SHORT PROBLEM >> Images are not part of the copy; transcribe all the data exactly.

INFORMATION SHOWN >>

** begin **

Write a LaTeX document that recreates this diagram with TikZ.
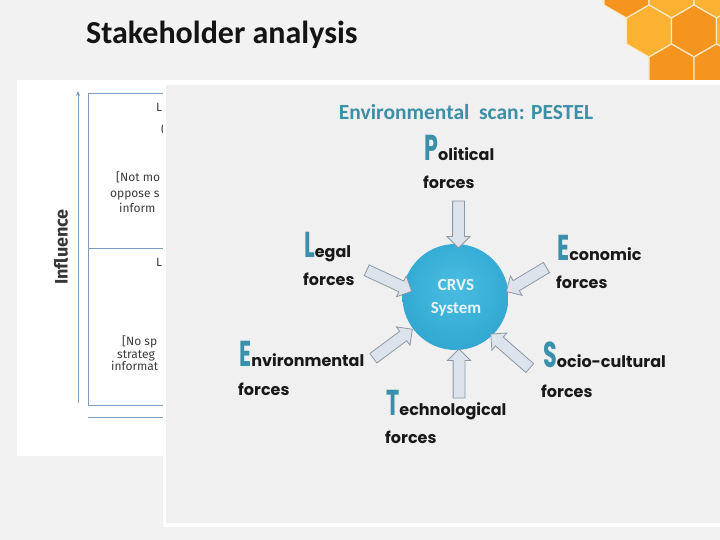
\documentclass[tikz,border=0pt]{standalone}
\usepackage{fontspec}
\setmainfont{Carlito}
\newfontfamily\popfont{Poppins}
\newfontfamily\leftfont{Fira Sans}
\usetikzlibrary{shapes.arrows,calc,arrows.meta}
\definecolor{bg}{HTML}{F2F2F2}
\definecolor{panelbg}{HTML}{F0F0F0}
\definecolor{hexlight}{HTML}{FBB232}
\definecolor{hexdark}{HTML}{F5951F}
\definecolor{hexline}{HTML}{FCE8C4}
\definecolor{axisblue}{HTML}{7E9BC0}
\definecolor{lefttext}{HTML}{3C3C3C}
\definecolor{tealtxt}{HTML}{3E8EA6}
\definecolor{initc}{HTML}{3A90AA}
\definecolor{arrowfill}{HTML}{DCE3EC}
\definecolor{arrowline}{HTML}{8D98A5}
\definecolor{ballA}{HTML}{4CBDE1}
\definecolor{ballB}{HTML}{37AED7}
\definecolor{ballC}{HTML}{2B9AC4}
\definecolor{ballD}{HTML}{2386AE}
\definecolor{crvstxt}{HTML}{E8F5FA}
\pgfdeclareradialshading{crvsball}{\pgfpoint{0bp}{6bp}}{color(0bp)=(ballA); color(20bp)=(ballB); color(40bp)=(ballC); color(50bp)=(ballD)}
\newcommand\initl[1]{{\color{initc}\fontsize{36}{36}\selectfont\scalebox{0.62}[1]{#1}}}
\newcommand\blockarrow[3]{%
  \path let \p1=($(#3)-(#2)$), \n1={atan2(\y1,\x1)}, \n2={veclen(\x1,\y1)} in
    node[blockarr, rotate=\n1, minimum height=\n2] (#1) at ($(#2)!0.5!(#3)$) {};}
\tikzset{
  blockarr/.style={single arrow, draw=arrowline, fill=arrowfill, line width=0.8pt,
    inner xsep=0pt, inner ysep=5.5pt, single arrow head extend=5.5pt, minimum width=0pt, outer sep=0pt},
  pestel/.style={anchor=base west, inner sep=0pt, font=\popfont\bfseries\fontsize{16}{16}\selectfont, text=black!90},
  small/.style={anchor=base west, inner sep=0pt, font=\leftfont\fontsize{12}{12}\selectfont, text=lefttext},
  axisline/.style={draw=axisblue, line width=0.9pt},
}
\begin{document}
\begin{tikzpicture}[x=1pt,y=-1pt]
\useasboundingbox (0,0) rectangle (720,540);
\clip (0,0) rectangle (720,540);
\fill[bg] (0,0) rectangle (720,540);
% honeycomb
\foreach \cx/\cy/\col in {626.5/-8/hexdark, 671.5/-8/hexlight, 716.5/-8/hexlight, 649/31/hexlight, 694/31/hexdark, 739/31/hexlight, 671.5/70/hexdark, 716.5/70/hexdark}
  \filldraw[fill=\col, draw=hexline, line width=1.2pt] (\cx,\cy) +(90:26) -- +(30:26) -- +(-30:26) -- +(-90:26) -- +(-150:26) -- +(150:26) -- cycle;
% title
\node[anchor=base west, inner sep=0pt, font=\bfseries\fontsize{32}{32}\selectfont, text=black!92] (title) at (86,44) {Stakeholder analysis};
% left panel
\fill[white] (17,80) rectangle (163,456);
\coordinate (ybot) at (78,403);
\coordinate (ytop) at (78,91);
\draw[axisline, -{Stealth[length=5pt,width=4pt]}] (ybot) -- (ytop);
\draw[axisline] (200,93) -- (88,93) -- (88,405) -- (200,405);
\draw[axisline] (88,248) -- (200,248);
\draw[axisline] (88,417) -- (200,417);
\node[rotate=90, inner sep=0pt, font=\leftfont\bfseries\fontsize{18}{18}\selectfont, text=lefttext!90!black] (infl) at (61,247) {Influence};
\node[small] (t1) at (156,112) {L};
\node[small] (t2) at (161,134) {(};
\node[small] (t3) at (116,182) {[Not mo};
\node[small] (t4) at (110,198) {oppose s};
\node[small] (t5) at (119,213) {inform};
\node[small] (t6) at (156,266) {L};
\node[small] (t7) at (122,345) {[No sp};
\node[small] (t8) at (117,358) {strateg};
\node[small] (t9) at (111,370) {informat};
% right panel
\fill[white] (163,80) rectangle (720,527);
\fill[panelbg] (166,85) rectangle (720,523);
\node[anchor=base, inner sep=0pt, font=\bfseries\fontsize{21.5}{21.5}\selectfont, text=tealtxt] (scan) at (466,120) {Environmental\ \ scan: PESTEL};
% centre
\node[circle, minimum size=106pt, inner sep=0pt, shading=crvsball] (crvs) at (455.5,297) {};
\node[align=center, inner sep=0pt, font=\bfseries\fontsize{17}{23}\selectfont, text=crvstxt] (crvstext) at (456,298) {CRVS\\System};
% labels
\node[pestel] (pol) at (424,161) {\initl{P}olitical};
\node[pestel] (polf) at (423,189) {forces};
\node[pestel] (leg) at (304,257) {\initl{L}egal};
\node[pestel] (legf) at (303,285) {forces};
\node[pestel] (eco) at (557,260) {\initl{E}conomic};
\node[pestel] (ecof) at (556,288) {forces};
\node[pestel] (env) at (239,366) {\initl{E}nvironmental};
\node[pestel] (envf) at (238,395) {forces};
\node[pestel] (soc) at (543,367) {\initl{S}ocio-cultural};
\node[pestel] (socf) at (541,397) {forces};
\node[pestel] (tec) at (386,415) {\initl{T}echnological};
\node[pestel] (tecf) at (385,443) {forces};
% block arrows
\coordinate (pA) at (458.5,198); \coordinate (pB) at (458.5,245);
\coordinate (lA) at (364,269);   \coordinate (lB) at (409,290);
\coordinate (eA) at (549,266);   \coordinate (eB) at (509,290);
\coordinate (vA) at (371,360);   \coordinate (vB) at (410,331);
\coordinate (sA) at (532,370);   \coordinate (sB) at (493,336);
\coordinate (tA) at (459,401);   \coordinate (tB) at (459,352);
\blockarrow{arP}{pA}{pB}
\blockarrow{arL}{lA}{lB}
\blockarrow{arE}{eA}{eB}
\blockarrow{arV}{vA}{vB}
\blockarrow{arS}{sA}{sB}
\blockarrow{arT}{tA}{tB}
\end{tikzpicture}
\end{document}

** end **

RESPONSE TO THE TASK >>
Write a LaTeX document that recreates this diagram with TikZ.
\documentclass[tikz,border=0pt]{standalone}
\usepackage{fontspec}
\setmainfont{Carlito}
\newfontfamily\popfont{Poppins}
\newfontfamily\leftfont{Fira Sans}
\usetikzlibrary{shapes.arrows,calc,arrows.meta}
\definecolor{bg}{HTML}{F2F2F2}
\definecolor{panelbg}{HTML}{F0F0F0}
\definecolor{hexlight}{HTML}{FBB232}
\definecolor{hexdark}{HTML}{F5951F}
\definecolor{hexline}{HTML}{FCE8C4}
\definecolor{axisblue}{HTML}{7E9BC0}
\definecolor{lefttext}{HTML}{3C3C3C}
\definecolor{tealtxt}{HTML}{3E8EA6}
\definecolor{initc}{HTML}{3A90AA}
\definecolor{arrowfill}{HTML}{DCE3EC}
\definecolor{arrowline}{HTML}{8D98A5}
\definecolor{ballA}{HTML}{4CBDE1}
\definecolor{ballB}{HTML}{37AED7}
\definecolor{ballC}{HTML}{2B9AC4}
\definecolor{ballD}{HTML}{2386AE}
\definecolor{crvstxt}{HTML}{E8F5FA}
\pgfdeclareradialshading{crvsball}{\pgfpoint{0bp}{6bp}}{color(0bp)=(ballA); color(20bp)=(ballB); color(40bp)=(ballC); color(50bp)=(ballD)}
\newcommand\initl[1]{{\color{initc}\fontsize{36}{36}\selectfont\scalebox{0.62}[1]{#1}}}
\newcommand\blockarrow[3]{%
  \path let \p1=($(#3)-(#2)$), \n1={atan2(\y1,\x1)}, \n2={veclen(\x1,\y1)} in
    node[blockarr, rotate=\n1, minimum height=\n2] (#1) at ($(#2)!0.5!(#3)$) {};}
\tikzset{
  blockarr/.style={single arrow, draw=arrowline, fill=arrowfill, line width=0.8pt,
    inner xsep=0pt, inner ysep=5.5pt, single arrow head extend=5.5pt, minimum width=0pt, outer sep=0pt},
  pestel/.style={anchor=base west, inner sep=0pt, font=\popfont\bfseries\fontsize{16}{16}\selectfont, text=black!90},
  small/.style={anchor=base west, inner sep=0pt, font=\leftfont\fontsize{12}{12}\selectfont, text=lefttext},
  axisline/.style={draw=axisblue, line width=0.9pt},
}
\begin{document}
\begin{tikzpicture}[x=1pt,y=-1pt]
\useasboundingbox (0,0) rectangle (720,540);
\clip (0,0) rectangle (720,540);
\fill[bg] (0,0) rectangle (720,540);
% honeycomb
\foreach \cx/\cy/\col in {626.5/-8/hexdark, 671.5/-8/hexlight, 716.5/-8/hexlight, 649/31/hexlight, 694/31/hexdark, 739/31/hexlight, 671.5/70/hexdark, 716.5/70/hexdark}
  \filldraw[fill=\col, draw=hexline, line width=1.2pt] (\cx,\cy) +(90:26) -- +(30:26) -- +(-30:26) -- +(-90:26) -- +(-150:26) -- +(150:26) -- cycle;
% title
\node[anchor=base west, inner sep=0pt, font=\bfseries\fontsize{32}{32}\selectfont, text=black!92] (title) at (86,44) {Stakeholder analysis};
% left panel
\fill[white] (17,80) rectangle (163,456);
\coordinate (ybot) at (78,403);
\coordinate (ytop) at (78,91);
\draw[axisline, -{Stealth[length=5pt,width=4pt]}] (ybot) -- (ytop);
\draw[axisline] (200,93) -- (88,93) -- (88,405) -- (200,405);
\draw[axisline] (88,248) -- (200,248);
\draw[axisline] (88,417) -- (200,417);
\node[rotate=90, inner sep=0pt, font=\leftfont\bfseries\fontsize{18}{18}\selectfont, text=lefttext!90!black] (infl) at (61,247) {Influence};
\node[small] (t1) at (156,112) {L};
\node[small] (t2) at (161,134) {(};
\node[small] (t3) at (116,182) {[Not mo};
\node[small] (t4) at (110,198) {oppose s};
\node[small] (t5) at (119,213) {inform};
\node[small] (t6) at (156,266) {L};
\node[small] (t7) at (122,345) {[No sp};
\node[small] (t8) at (117,358) {strateg};
\node[small] (t9) at (111,370) {informat};
% right panel
\fill[white] (163,80) rectangle (720,527);
\fill[panelbg] (166,85) rectangle (720,523);
\node[anchor=base, inner sep=0pt, font=\bfseries\fontsize{21.5}{21.5}\selectfont, text=tealtxt] (scan) at (466,120) {Environmental\ \ scan: PESTEL};
% centre
\node[circle, minimum size=106pt, inner sep=0pt, shading=crvsball] (crvs) at (455.5,297) {};
\node[align=center, inner sep=0pt, font=\bfseries\fontsize{17}{23}\selectfont, text=crvstxt] (crvstext) at (456,298) {CRVS\\System};
% labels
\node[pestel] (pol) at (424,161) {\initl{P}olitical};
\node[pestel] (polf) at (423,189) {forces};
\node[pestel] (leg) at (304,257) {\initl{L}egal};
\node[pestel] (legf) at (303,285) {forces};
\node[pestel] (eco) at (557,260) {\initl{E}conomic};
\node[pestel] (ecof) at (556,288) {forces};
\node[pestel] (env) at (239,366) {\initl{E}nvironmental};
\node[pestel] (envf) at (238,395) {forces};
\node[pestel] (soc) at (543,367) {\initl{S}ocio-cultural};
\node[pestel] (socf) at (541,397) {forces};
\node[pestel] (tec) at (386,415) {\initl{T}echnological};
\node[pestel] (tecf) at (385,443) {forces};
% block arrows
\coordinate (pA) at (458.5,198); \coordinate (pB) at (458.5,245);
\coordinate (lA) at (364,269);   \coordinate (lB) at (409,290);
\coordinate (eA) at (549,266);   \coordinate (eB) at (509,290);
\coordinate (vA) at (371,360);   \coordinate (vB) at (410,331);
\coordinate (sA) at (532,370);   \coordinate (sB) at (493,336);
\coordinate (tA) at (459,401);   \coordinate (tB) at (459,352);
\blockarrow{arP}{pA}{pB}
\blockarrow{arL}{lA}{lB}
\blockarrow{arE}{eA}{eB}
\blockarrow{arV}{vA}{vB}
\blockarrow{arS}{sA}{sB}
\blockarrow{arT}{tA}{tB}
\end{tikzpicture}
\end{document}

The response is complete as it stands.